The International Awareness Day for Chronic Immunological and Neurological Diseases (CIND) is observed on May 12 every year since 1992. Myalgic Encephalomyelitis (ME)/ Chronic Fatigue Syndrome (CFS), Fibromyalgia (FM), Multiple Chemical Sensitivities (MCS) and Gulf War Syndrome (GWS) are collectively known as Chronic Immunological and Neurological Diseases (CIND).
The day is designated to spread awareness among people about CIND and help the world to understand the seriousness of these diseases and conditions. It also aims to assist and educate patients, patient support groups and organizations, healthcare professionals about CIND.
May 12 was chosen as it coincided with the birth date of Florence Nightingale, the English army nurse who inspired the founding of the International Red Cross. Nightingale was believed to have suffered from ME/CFS like illness.

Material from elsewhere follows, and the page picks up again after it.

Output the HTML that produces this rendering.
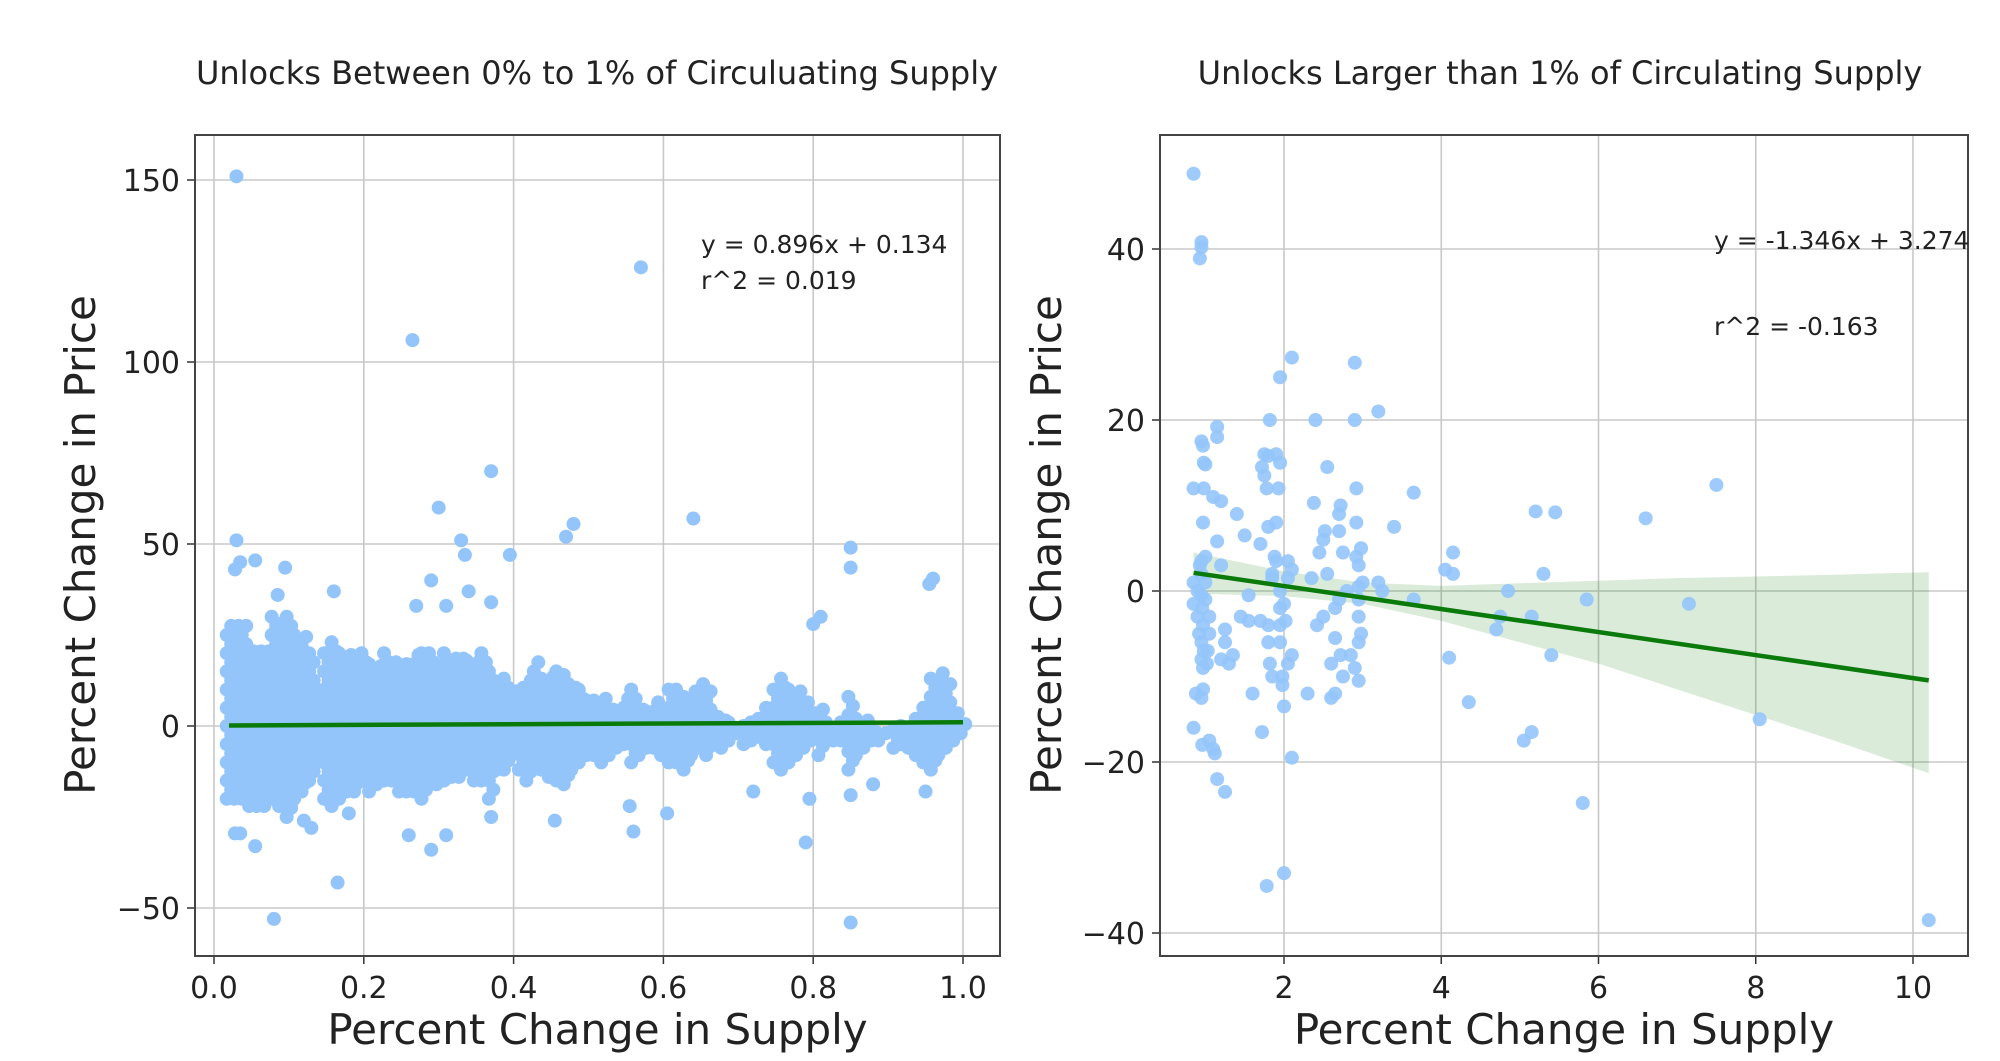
<!DOCTYPE html>
<html><head><meta charset="utf-8"><style>
html,body{margin:0;padding:0;background:#fff;}
svg{display:block;font-family:"DejaVu Sans","Liberation Sans",sans-serif;}
</style></head><body>
<svg id="chart" width="2000" height="1061" viewBox="0 0 2000 1061"></svg>
<script>
// ---------- LEFT PANEL DATA ----------
const leftXTicks = [0.0,0.2,0.4,0.6,0.8,1.0];
const leftXTickLabels = ["0.0","0.2","0.4","0.6","0.8","1.0"];
const leftYTicks = [-50,0,50,100,150];
const leftYTickLabels = ["\u221250","0","50","100","150"];
const leftBinStart = 0.02, leftBinStep = 0.01;
const leftCloudHi = [28,28,28,22,22,22,30,28,30,27,25,22,10,22,24,22,20,18,20,
 18,18,20,18,16, 18,20,20,22,18, 22,20,20,18,18, 20,15,12,15,10, 12,14,18,15,14,
 16,15,12,10,8, 8,8,6,6,8, 10,6,4,8,6, 12,10,8,10,12, 10,4,2,2,0, 2,3,4,6,10,
 15,12,10,8,5, 6,2,0,2,10, 4,2,0,-2,0, 0,0,0,2,5, 15,15,12,5,2];
const leftCloudLo = [-20,-20,-20,-22,-22,-22,-20,-22,-25,-20,-18,-15,-10,-20,-22,-20,-18,-18,-15,
 -18,-16,-15,-15,-18, -18,-18,-20,-15,-16, -15,-14,-14,-12,-15, -15,-20,-12,-12,-8, -12,-15,-10,-12,-14,
 -15,-16,-12,-10,-8, -8,-10,-8,-6,-5, -10,-8,-6,-6,-8, -10,-10,-12,-8,-6, -8,-5,-6,-4,-2, -5,-4,-3,-5,-10,
 -12,-10,-8,-6,-4, -8,-4,-4,-4,-12, -8,-6,-4,-4,-2, -6,-5,-6,-8,-10, -12,-8,-6,-4,-2];
const leftOutX = [0.03,0.57,0.265,0.37,0.3,0.03,0.035,0.028,0.055,0.095,0.33,0.335,0.395,0.47,0.48,0.64,0.85,0.85,0.955,0.96,0.16,0.085,0.29,0.34,0.37,0.31,0.27,0.8,0.81,0.165,0.08,0.85,0.79,0.055,0.028,0.035,0.29,0.31,0.26,0.56,0.605,0.555,0.455,0.37,0.72,0.795,0.95,0.85,0.88,0.13,0.12,0.18];
const leftOutY = [151,126,106,70,60,51,45,43,45.5,43.5,51,47,47,52,55.5,57,49,43.5,39,40.5,37,36,40,37,34,33,33,28,30,-43,-53,-54,-32,-33,-29.5,-29.5,-34,-30,-30,-29,-24,-22,-26,-25,-18,-20,-18,-19,-16,-28,-26,-24];
const leftSlope = 0.896, leftIntercept = 0.134, leftFitRange = [0.02,1.0];

// ---------- RIGHT PANEL DATA ----------
const rightXTicks = [2,4,6,8,10];
const rightXTickLabels = ["2","4","6","8","10"];
const rightYTicks = [-40,-20,0,20,40];
const rightYTickLabels = ["\u221240","\u221220","0","20","40"];
const rightX = [0.85,0.95,0.95,0.93,0.85,0.85,0.85,0.85,0.88,0.9,0.9,0.92,0.95,0.95,0.93,0.95,0.95,0.95,0.96,0.97,0.98,0.97,0.97,0.95,0.96,0.95,0.97,0.98,1.0,0.98,0.97,1.0,1.0,1.0,1.05,1.05,1.03,1.02,1.05,1.1,1.12,1.15,1.25,1.1,1.15,1.15,1.2,1.15,1.2,1.25,1.25,1.2,1.3,1.35,1.4,1.45,1.5,1.55,1.55,1.6,1.7,1.7,1.72,1.75,1.75,1.8,1.78,1.8,1.82,1.8,1.8,1.82,1.72,1.78,1.85,1.85,1.85,1.88,1.9,1.9,1.9,1.93,1.95,1.95,1.95,1.95,1.95,1.95,1.98,1.98,2.0,2.0,2.0,2.02,2.05,2.05,2.05,2.1,2.1,2.1,2.1,2.3,2.35,2.38,2.4,2.42,2.45,2.5,2.5,2.52,2.55,2.55,2.6,2.6,2.65,2.65,2.65,2.7,2.72,2.7,2.7,2.72,2.75,2.75,2.8,2.85,2.9,2.9,2.9,2.92,2.92,2.92,2.95,2.95,2.95,2.95,2.95,2.95,2.98,2.98,3.0,3.2,3.2,3.25,3.4,3.65,3.65,4.05,4.15,4.15,4.1,4.35,4.7,4.75,4.85,5.05,5.15,5.15,5.2,5.3,5.45,5.4,5.8,5.85,6.6,7.15,7.5,8.05,10.2];
const rightY = [48.8,40.8,40.2,38.9,12,1,-1.5,-16,-12,0,-3,-5,-6,-8,3,3.5,2,-0.5,-2,-4,-7,-9,-11.5,-12.5,-18,17.5,17,15,14.8,12,8,4,1,-1,-3,-5,-7,-8.5,-17.5,-18.5,-19,-22,-23.5,11,19.2,18,10.5,5.8,3,-4.5,-6,-8,-8.5,-7.5,9,-3,6.5,-0.5,-3.5,-12,5.5,-3.5,14.5,13.5,16,15.8,12,7.5,20,-4,-6,-8.5,-16.5,-34.5,-10,1.5,2,4,3.5,8,16,12,15,25,0,-2,-4,-6,-10,-11,-13.5,-33,-1.5,-3.5,-8.5,1.5,3.5,27.3,-19.5,-7.5,2.5,-12,1.5,10.3,20,-4,4.5,6,-3,7,14.5,2,-8.5,-12.5,-12,-5.5,-2,9,10,7,-1,-7.5,-10,4.5,0,-7.5,26.7,20,-9,12,8,4,3,0.5,-1,-3,-6,-10.5,5,-5,1,21,1,0,7.5,11.5,-1,2.5,4.5,2,-7.8,-13,-4.5,-3,0,-17.5,-16.5,-3,9.3,2,9.2,-7.5,-24.8,-1,8.5,-1.5,12.4,-15,-38.5];
const rightBandX = [0.85,2,3,4,5,6,7,8,9,10.2];
const rightBandHi = [4.5,2.3,1.0,0.6,0.9,1.2,1.5,1.7,1.9,2.2];
const rightBandLo = [-0.3,-0.6,-1.5,-3.5,-6,-8.5,-11.5,-14.5,-17.5,-21.3];
const rightSlope = -1.346, rightIntercept = 3.274, rightFitRange = [0.85,10.2];

// ---------- DRAWING ----------
const NS = "http://www.w3.org/2000/svg";
const svg = document.getElementById("chart");
function mk(tag, attrs, parent){
  const e = document.createElementNS(NS, tag);
  for (const k in attrs) e.setAttribute(k, attrs[k]);
  (parent||svg).appendChild(e);
  return e;
}
function lin(d0,d1,r0,r1){ return v => r0 + (v-d0)*(r1-r0)/(d1-d0); }
const DOT = "#93c5fb";

function panel(p){
  const g = mk("g", {});
  
  
  p.xTicks.forEach((t,i)=>{
    const l = mk("line",{x1:p.sx(t),x2:p.sx(t),y1:p.top,y2:p.bottom,stroke:"#c8c8c8","stroke-width":1.6},g);
    
    
    const tk = mk("line",{x1:p.sx(t),x2:p.sx(t),y1:p.bottom,y2:p.bottom+8,stroke:"#333","stroke-width":1.5},g);
    
    
    const tx = mk("text",{x:p.sx(t),y:p.bottom+42,"font-size":30,"text-anchor":"middle",fill:"#222"},g);
    tx.textContent = p.xLabels[i];
    
    
  });
  p.yTicks.forEach((t,i)=>{
    const l = mk("line",{x1:p.left,x2:p.right,y1:p.sy(t),y2:p.sy(t),stroke:"#c8c8c8","stroke-width":1.6},g);
    
    
    const tk = mk("line",{x1:p.left-8,x2:p.left,y1:p.sy(t),y2:p.sy(t),stroke:"#333","stroke-width":1.5},g);
    
    
    const tx = mk("text",{x:p.left-15,y:p.sy(t)+11,"font-size":30,"text-anchor":"end",fill:"#222"},g);
    tx.textContent = p.yLabels[i];
    
    
  });
  return g;
}

function frameAndLabels(p, g){
  const f = mk("rect",{x:p.left,y:p.top,width:p.right-p.left,height:p.bottom-p.top,fill:"none",stroke:"#444","stroke-width":2},g);
  
  
  const t = mk("text",{x:p.titleX,y:84,"font-size":32,"text-anchor":"middle",fill:"#222"},g);
  t.textContent = p.title;
  
  
  const xl = mk("text",{x:(p.left+p.right)/2,y:1044,"font-size":42,"text-anchor":"middle",fill:"#222"},g);
  xl.textContent = "Percent Change in Supply";
  
  
  const yl = mk("text",{x:0,y:0,"font-size":42,"text-anchor":"middle",fill:"#222",transform:`translate(${p.ylabX},${545}) rotate(-90)`},g);
  yl.textContent = "Percent Change in Price";
  
  
  p.ann.forEach((a,i)=>{
    const at = mk("text",{x:p.annX,y:a.y,"font-size":25,fill:"#222"},g);
    at.textContent = a.t;
    
    
  });
}

// Left
const L = {name:"left-panel",left:195,right:1000,top:135,bottom:956,
  sx:lin(0,1,214,963), sy:lin(0,150,726,180),
  xTicks:leftXTicks,xLabels:leftXTickLabels,yTicks:leftYTicks,yLabels:leftYTickLabels,
  title:"Unlocks Between 0% to 1% of Circuluating Supply",titleX:597,ylabX:95,
  annX:701, ann:[{t:"y = 0.896x + 0.134",y:253},{t:"r^2 = 0.019",y:289}]};
const gL = panel(L);
const lp = mk("g",{},gL);


leftCloudHi.forEach((hi,i)=>{
  const x = leftBinStart + i*leftBinStep;
  const lo = leftCloudLo[i];
  let k = 0;
  for (let y = lo; y <= hi; y += 2.5, k++){
    const c = mk("circle",{cx:L.sx(x + (k%2? 0.003:-0.003)),cy:L.sy(y),r:7,fill:DOT},lp);
    
    
  }
});
leftOutX.forEach((x,i)=>{
  const c = mk("circle",{cx:L.sx(x),cy:L.sy(leftOutY[i]),r:7,fill:DOT},lp);
  
  
});
const lf = mk("line",{x1:L.sx(leftFitRange[0]),y1:L.sy(leftSlope*leftFitRange[0]+leftIntercept),
  x2:L.sx(leftFitRange[1]),y2:L.sy(leftSlope*leftFitRange[1]+leftIntercept),stroke:"#0a7a0a","stroke-width":4.5},gL);


frameAndLabels(L,gL);

// Right
const R = {name:"right-panel",left:1160,right:1968,top:135,bottom:956,
  sx:lin(2,10,1284,1913), sy:lin(0,40,591,249),
  xTicks:rightXTicks,xLabels:rightXTickLabels,yTicks:rightYTicks,yLabels:rightYTickLabels,
  title:"Unlocks Larger than 1% of Circulating Supply",titleX:1560,ylabX:1061,
  annX:1714, ann:[{t:"y = -1.346x + 3.274",y:249},{t:"r^2 = -0.163",y:335}]};
const gR = panel(R);
let bandPts = rightBandX.map((x,i)=>R.sx(x)+","+R.sy(rightBandHi[i]));
bandPts = bandPts.concat(rightBandX.map((x,i)=>R.sx(x)+","+R.sy(rightBandLo[i])).reverse());
const band = mk("polygon",{points:bandPts.join(" "),fill:"#0a7a0a","fill-opacity":0.15},gR);


const rp = mk("g",{},gR);


rightX.forEach((x,i)=>{
  const c = mk("circle",{cx:R.sx(x),cy:R.sy(rightY[i]),r:7,fill:DOT,"fill-opacity":0.9},rp);
  
  
});
const rf = mk("line",{x1:R.sx(rightFitRange[0]),y1:R.sy(rightSlope*rightFitRange[0]+rightIntercept),
  x2:R.sx(rightFitRange[1]),y2:R.sy(rightSlope*rightFitRange[1]+rightIntercept),stroke:"#0a7a0a","stroke-width":4.5},gR);


frameAndLabels(R,gR);
</script>
</body></html>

These illnesses, characterized by cognitive problems, chronic muscle and joint pain, extremely poor stamina, and numerous other symptoms, afflict people around the world in alarming numbers.
Myalgic Encephalomyelitis (ME)/ Chronic Fatigue Syndrome (CFS) is a severe chronic illness in which symptoms are increased by physical exertion. Patients with CFS suffer from unexplained recurrent physical and mental fatigue, muscle and joint pain, sleep problems with neurological and cognitive manifestations. For making a diagnosis symptoms must last for at least six months in adults and three months in children.
Fibromyalgia (FM) is a syndrome of widespread pain, aching and stiffness of muscles, often accompanied by fatigue, sleep disturbances and multiple tender points. Detail information about fibromyalgia can be seen at www.nhp.gov.in/.
Multiple Chemical Sensitivity (MCS) is also known as environmental sensitivities (ES) or intolerances. It is an acquired environment linked condition and is sometimes associated with myalgic encephalomyelitis/ chronic fatigue syndrome and fibromyalgia. The symptoms are reproducible with (repeated chemical) exposure and include headaches, problems with balance and coordination, nervousness, irritability and depressed mood, burning and irritated eyes, stuffy or runny nose, cough, fast or irregular heart beat, nausea, diarrhea or constipation, frequent or urgent urination, achy muscles and joints, and rashes.
Management of CIND
Awareness about the disease is important for patients as they learn to manage their illness by using various approaches. Medical treatment and patient’s self-care with healthy lifestyle behavior can help to cope better with CNID. It includes:
Cognitive behaviour therapy and pharmacological treatment may be used with the consultation of physician for the management of symptoms causing major impairment.